Write out the data again exactly, skipping every picture.

>> BEGIN

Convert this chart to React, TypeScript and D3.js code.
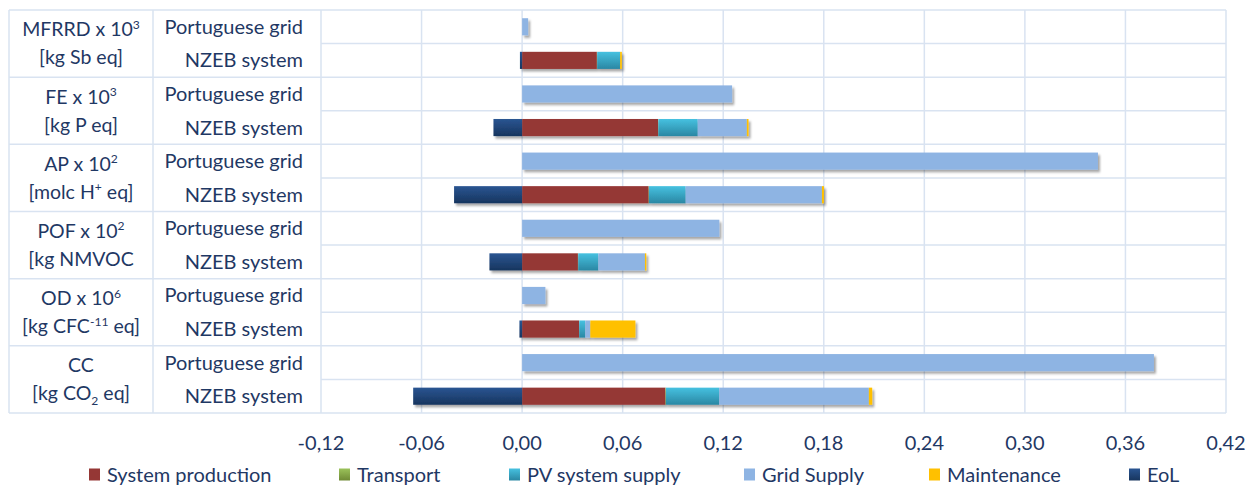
import React from "react";
import * as d3 from "d3";

// ---------- data ----------
const impactNames = ["MFRRD", "FE", "AP", "POF", "OD", "CC"];
const impactExp = ["3", "3", "2", "2", "6", ""];
const scenarios = ["Portuguese grid", "NZEB system"];
const seriesNames = ["System production", "Transport", "PV system supply", "Grid Supply", "Maintenance", "EoL"];

// rows top -> bottom: each impact: Portuguese grid, NZEB system
const systemProduction = [0, 0.0446, 0, 0.0811, 0, 0.0755, 0, 0.0333, 0, 0.034, 0, 0.0855];
const transport = [0, 0.0002, 0, 0.0002, 0, 0.0002, 0, 0.0002, 0, 0.0001, 0, 0.0003];
const pvSupply = [0, 0.0137, 0, 0.0235, 0, 0.0219, 0, 0.012, 0, 0.0036, 0, 0.0318];
const gridSupply = [0.0036, 0, 0.1253, 0.0293, 0.3436, 0.0813, 0.1177, 0.0278, 0.0139, 0.003, 0.377, 0.0893];
const maintenance = [0, 0.001, 0, 0.001, 0, 0.0012, 0, 0.0008, 0, 0.0269, 0, 0.002];
const eol = [0, -0.0013, 0, -0.0171, 0, -0.0406, 0, -0.0195, 0, -0.0016, 0, -0.065];

const tickValues = [-0.12, -0.06, 0, 0.06, 0.12, 0.18, 0.24, 0.3, 0.36, 0.42];

type Part = { t: string; s?: "sup" | "sub" };
const unitLabels: Part[][] = [
  [{ t: "[kg Sb eq]" }],
  [{ t: "[kg P eq]" }],
  [{ t: "[molc H" }, { t: "+", s: "sup" }, { t: " eq]" }],
  [{ t: "[kg NMVOC" }],
  [{ t: "[kg CFC" }, { t: "-11", s: "sup" }, { t: " eq]" }],
  [{ t: "[kg CO" }, { t: "2", s: "sub" }, { t: " eq]" }],
];

// ---------- layout ----------
const W = 1260, H = 487;
const plotL = 321, plotR = 1226, plotT = 10, plotB = 413;
const tableL = 9, col2L = 153;
const textColor = "#1f3864";
const gridColor = "#d9e3f1";
const FONT = "Lato, 'Open Sans', sans-serif";
const fills = ["#953735", "url(#gTransport)", "url(#gPV)", "#8eb4e3", "#ffc000", "url(#gEoL)"];
const legendTextX = [107, 357, 527, 762, 947, 1147];

const locale = d3.formatLocale({ decimal: ",", thousands: ".", grouping: [3], currency: ["", ""], minus: "-" });
const fmt = locale.format(".2f");

export default function App() {
  const rows = systemProduction.map((_, i) => ({
    id: i,
    [seriesNames[0]]: systemProduction[i],
    [seriesNames[1]]: transport[i],
    [seriesNames[2]]: pvSupply[i],
    [seriesNames[3]]: gridSupply[i],
    [seriesNames[4]]: maintenance[i],
    [seriesNames[5]]: eol[i],
  }));
  const stack = d3.stack<any>().keys(seriesNames).offset(d3.stackOffsetDiverging);
  const stacked = stack(rows as any);

  const x = d3.scaleLinear().domain([-0.12, 0.42]).range([plotL, plotR]);
  const y = d3
    .scaleBand<number>()
    .domain(rows.map((r) => r.id))
    .range([plotT, plotB])
    .paddingInner(0.49)
    .paddingOuter(0.245);
  const step = (plotB - plotT) / rows.length;
  const groupH = step * 2;
  const fsCat = 20;
  const fsGrp = 19.5;

  return (
    <svg width={W} height={H} style={{ position: "absolute", left: 0, top: 0 }} fontFamily={FONT}>
      <defs>
        <linearGradient id="gPV" x1="0" y1="0" x2="0" y2="1">
          <stop offset="0" stopColor="#46c1e0" />
          <stop offset="1" stopColor="#2a87a3" />
        </linearGradient>
        <linearGradient id="gEoL" x1="0" y1="0" x2="0" y2="1">
          <stop offset="0" stopColor="#2a5592" />
          <stop offset="1" stopColor="#17355e" />
        </linearGradient>
        <linearGradient id="gTransport" x1="0" y1="0" x2="0" y2="1">
          <stop offset="0" stopColor="#9bc25a" />
          <stop offset="1" stopColor="#6f8a35" />
        </linearGradient>
        <filter id="shadow" x="-10%" y="-30%" width="120%" height="180%">
          <feDropShadow dx="2" dy="2.5" stdDeviation="1.2" floodColor="#000" floodOpacity="0.35" />
        </filter>
      </defs>
      <rect width={W} height={H} fill="#fff" />

      {/* vertical gridlines */}
      {tickValues.map((v) => (
        <line key={"v" + v} x1={x(v)} x2={x(v)} y1={plotT} y2={plotB} stroke={gridColor} strokeWidth={1.5} />
      ))}
      {/* horizontal gridlines in plot */}
      {d3.range(rows.length + 1).map((i) => (
        <line key={"h" + i} x1={plotL} x2={plotR} y1={plotT + i * step} y2={plotT + i * step} stroke={gridColor} strokeWidth={1.5} />
      ))}
      {/* table lines */}
      {d3.range(impactNames.length + 1).map((g) => (
        <line key={"t" + g} x1={tableL} x2={plotL} y1={plotT + g * groupH} y2={plotT + g * groupH} stroke={gridColor} strokeWidth={1.5} />
      ))}
      <line x1={tableL} x2={tableL} y1={plotT} y2={plotB} stroke={gridColor} strokeWidth={1.5} />
      <line x1={col2L} x2={col2L} y1={plotT} y2={plotB} stroke={gridColor} strokeWidth={1.5} />

      {/* bars */}
      <g filter="url(#shadow)">
        {stacked.map((s, si) => (
          <g key={s.key} fill={fills[si]}>
            {s.map((d, i) => {
              const w = Math.abs(x(d[1]) - x(d[0]));
              if (w <= 0) return null;
              return <rect key={i} x={x(Math.min(d[0], d[1]))} y={y(i)} width={w} height={y.bandwidth()} />;
            })}
          </g>
        ))}
      </g>

      {/* scenario labels */}
      {rows.map((r, i) => (
        <text key={"s" + i} x={303} y={(y(i) as number) + y.bandwidth() / 2} dy="0.35em" textAnchor="end" fontSize={fsCat} fill={textColor}>
          {scenarios[i % 2]}
        </text>
      ))}

      {/* impact labels */}
      {impactNames.map((n, g) => {
        const cy = plotT + g * groupH + groupH / 2;
        const cx = (tableL + col2L) / 2;
        const fs = fsGrp;
        return (
          <g key={n}>
            <text x={cx} y={cy - 14} dy="0.35em" textAnchor="middle" fontSize={fs} fill={textColor}>
              <tspan>{n + (impactExp[g] ? " x 10" : "")}</tspan>
              {impactExp[g] && (
                <tspan fontSize={fs * 0.62} dy={-fs * 0.38}>
                  {impactExp[g]}
                </tspan>
              )}
            </text>
            <text x={cx} y={cy + 14} dy="0.35em" textAnchor="middle" fontSize={fs} fill={textColor}>
              {unitLabels[g].map((p, i) => {
                const prev = unitLabels[g][i - 1];
                let dy: number | undefined;
                if (p.s === "sup") dy = -fs * 0.38;
                else if (p.s === "sub") dy = fs * 0.25;
                else if (prev && prev.s === "sup") dy = fs * 0.38;
                else if (prev && prev.s === "sub") dy = -fs * 0.25;
                return (
                  <tspan key={i} fontSize={p.s ? fs * 0.62 : fs} dy={dy}>
                    {p.t}
                  </tspan>
                );
              })}
            </text>
          </g>
        );
      })}

      {/* x tick labels */}
      {tickValues.map((v) => (
        <text key={"tl" + v} x={x(v)} y={443} dy="0.35em" textAnchor="middle" fontSize={20} fill={textColor}>
          {fmt(v)}
        </text>
      ))}

      {/* legend */}
      {seriesNames.map((n, i) => (
        <g key={n}>
          <rect x={legendTextX[i] - 18} y={468.5} width={11} height={12} fill={fills[i]} />
          <text x={legendTextX[i]} y={474.5} dy="0.35em" fontSize={20} fill={textColor}>
            {n}
          </text>
        </g>
      ))}
    </svg>
  );
}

>> END

[Problem solution]:
Convert this chart to React, TypeScript and D3.js code.
import React from "react";
import * as d3 from "d3";

// ---------- data ----------
const impactNames = ["MFRRD", "FE", "AP", "POF", "OD", "CC"];
const impactExp = ["3", "3", "2", "2", "6", ""];
const scenarios = ["Portuguese grid", "NZEB system"];
const seriesNames = ["System production", "Transport", "PV system supply", "Grid Supply", "Maintenance", "EoL"];

// rows top -> bottom: each impact: Portuguese grid, NZEB system
const systemProduction = [0, 0.0446, 0, 0.0811, 0, 0.0755, 0, 0.0333, 0, 0.034, 0, 0.0855];
const transport = [0, 0.0002, 0, 0.0002, 0, 0.0002, 0, 0.0002, 0, 0.0001, 0, 0.0003];
const pvSupply = [0, 0.0137, 0, 0.0235, 0, 0.0219, 0, 0.012, 0, 0.0036, 0, 0.0318];
const gridSupply = [0.0036, 0, 0.1253, 0.0293, 0.3436, 0.0813, 0.1177, 0.0278, 0.0139, 0.003, 0.377, 0.0893];
const maintenance = [0, 0.001, 0, 0.001, 0, 0.0012, 0, 0.0008, 0, 0.0269, 0, 0.002];
const eol = [0, -0.0013, 0, -0.0171, 0, -0.0406, 0, -0.0195, 0, -0.0016, 0, -0.065];

const tickValues = [-0.12, -0.06, 0, 0.06, 0.12, 0.18, 0.24, 0.3, 0.36, 0.42];

type Part = { t: string; s?: "sup" | "sub" };
const unitLabels: Part[][] = [
  [{ t: "[kg Sb eq]" }],
  [{ t: "[kg P eq]" }],
  [{ t: "[molc H" }, { t: "+", s: "sup" }, { t: " eq]" }],
  [{ t: "[kg NMVOC" }],
  [{ t: "[kg CFC" }, { t: "-11", s: "sup" }, { t: " eq]" }],
  [{ t: "[kg CO" }, { t: "2", s: "sub" }, { t: " eq]" }],
];

// ---------- layout ----------
const W = 1260, H = 487;
const plotL = 321, plotR = 1226, plotT = 10, plotB = 413;
const tableL = 9, col2L = 153;
const textColor = "#1f3864";
const gridColor = "#d9e3f1";
const FONT = "Lato, 'Open Sans', sans-serif";
const fills = ["#953735", "url(#gTransport)", "url(#gPV)", "#8eb4e3", "#ffc000", "url(#gEoL)"];
const legendTextX = [107, 357, 527, 762, 947, 1147];

const locale = d3.formatLocale({ decimal: ",", thousands: ".", grouping: [3], currency: ["", ""], minus: "-" });
const fmt = locale.format(".2f");

export default function App() {
  const rows = systemProduction.map((_, i) => ({
    id: i,
    [seriesNames[0]]: systemProduction[i],
    [seriesNames[1]]: transport[i],
    [seriesNames[2]]: pvSupply[i],
    [seriesNames[3]]: gridSupply[i],
    [seriesNames[4]]: maintenance[i],
    [seriesNames[5]]: eol[i],
  }));
  const stack = d3.stack<any>().keys(seriesNames).offset(d3.stackOffsetDiverging);
  const stacked = stack(rows as any);

  const x = d3.scaleLinear().domain([-0.12, 0.42]).range([plotL, plotR]);
  const y = d3
    .scaleBand<number>()
    .domain(rows.map((r) => r.id))
    .range([plotT, plotB])
    .paddingInner(0.49)
    .paddingOuter(0.245);
  const step = (plotB - plotT) / rows.length;
  const groupH = step * 2;
  const fsCat = 20;
  const fsGrp = 19.5;

  return (
    <svg width={W} height={H} style={{ position: "absolute", left: 0, top: 0 }} fontFamily={FONT}>
      <defs>
        <linearGradient id="gPV" x1="0" y1="0" x2="0" y2="1">
          <stop offset="0" stopColor="#46c1e0" />
          <stop offset="1" stopColor="#2a87a3" />
        </linearGradient>
        <linearGradient id="gEoL" x1="0" y1="0" x2="0" y2="1">
          <stop offset="0" stopColor="#2a5592" />
          <stop offset="1" stopColor="#17355e" />
        </linearGradient>
        <linearGradient id="gTransport" x1="0" y1="0" x2="0" y2="1">
          <stop offset="0" stopColor="#9bc25a" />
          <stop offset="1" stopColor="#6f8a35" />
        </linearGradient>
        <filter id="shadow" x="-10%" y="-30%" width="120%" height="180%">
          <feDropShadow dx="2" dy="2.5" stdDeviation="1.2" floodColor="#000" floodOpacity="0.35" />
        </filter>
      </defs>
      <rect width={W} height={H} fill="#fff" />

      {/* vertical gridlines */}
      {tickValues.map((v) => (
        <line key={"v" + v} x1={x(v)} x2={x(v)} y1={plotT} y2={plotB} stroke={gridColor} strokeWidth={1.5} />
      ))}
      {/* horizontal gridlines in plot */}
      {d3.range(rows.length + 1).map((i) => (
        <line key={"h" + i} x1={plotL} x2={plotR} y1={plotT + i * step} y2={plotT + i * step} stroke={gridColor} strokeWidth={1.5} />
      ))}
      {/* table lines */}
      {d3.range(impactNames.length + 1).map((g) => (
        <line key={"t" + g} x1={tableL} x2={plotL} y1={plotT + g * groupH} y2={plotT + g * groupH} stroke={gridColor} strokeWidth={1.5} />
      ))}
      <line x1={tableL} x2={tableL} y1={plotT} y2={plotB} stroke={gridColor} strokeWidth={1.5} />
      <line x1={col2L} x2={col2L} y1={plotT} y2={plotB} stroke={gridColor} strokeWidth={1.5} />

      {/* bars */}
      <g filter="url(#shadow)">
        {stacked.map((s, si) => (
          <g key={s.key} fill={fills[si]}>
            {s.map((d, i) => {
              const w = Math.abs(x(d[1]) - x(d[0]));
              if (w <= 0) return null;
              return <rect key={i} x={x(Math.min(d[0], d[1]))} y={y(i)} width={w} height={y.bandwidth()} />;
            })}
          </g>
        ))}
      </g>

      {/* scenario labels */}
      {rows.map((r, i) => (
        <text key={"s" + i} x={303} y={(y(i) as number) + y.bandwidth() / 2} dy="0.35em" textAnchor="end" fontSize={fsCat} fill={textColor}>
          {scenarios[i % 2]}
        </text>
      ))}

      {/* impact labels */}
      {impactNames.map((n, g) => {
        const cy = plotT + g * groupH + groupH / 2;
        const cx = (tableL + col2L) / 2;
        const fs = fsGrp;
        return (
          <g key={n}>
            <text x={cx} y={cy - 14} dy="0.35em" textAnchor="middle" fontSize={fs} fill={textColor}>
              <tspan>{n + (impactExp[g] ? " x 10" : "")}</tspan>
              {impactExp[g] && (
                <tspan fontSize={fs * 0.62} dy={-fs * 0.38}>
                  {impactExp[g]}
                </tspan>
              )}
            </text>
            <text x={cx} y={cy + 14} dy="0.35em" textAnchor="middle" fontSize={fs} fill={textColor}>
              {unitLabels[g].map((p, i) => {
                const prev = unitLabels[g][i - 1];
                let dy: number | undefined;
                if (p.s === "sup") dy = -fs * 0.38;
                else if (p.s === "sub") dy = fs * 0.25;
                else if (prev && prev.s === "sup") dy = fs * 0.38;
                else if (prev && prev.s === "sub") dy = -fs * 0.25;
                return (
                  <tspan key={i} fontSize={p.s ? fs * 0.62 : fs} dy={dy}>
                    {p.t}
                  </tspan>
                );
              })}
            </text>
          </g>
        );
      })}

      {/* x tick labels */}
      {tickValues.map((v) => (
        <text key={"tl" + v} x={x(v)} y={443} dy="0.35em" textAnchor="middle" fontSize={20} fill={textColor}>
          {fmt(v)}
        </text>
      ))}

      {/* legend */}
      {seriesNames.map((n, i) => (
        <g key={n}>
          <rect x={legendTextX[i] - 18} y={468.5} width={11} height={12} fill={fills[i]} />
          <text x={legendTextX[i]} y={474.5} dy="0.35em" fontSize={20} fill={textColor}>
            {n}
          </text>
        </g>
      ))}
    </svg>
  );
}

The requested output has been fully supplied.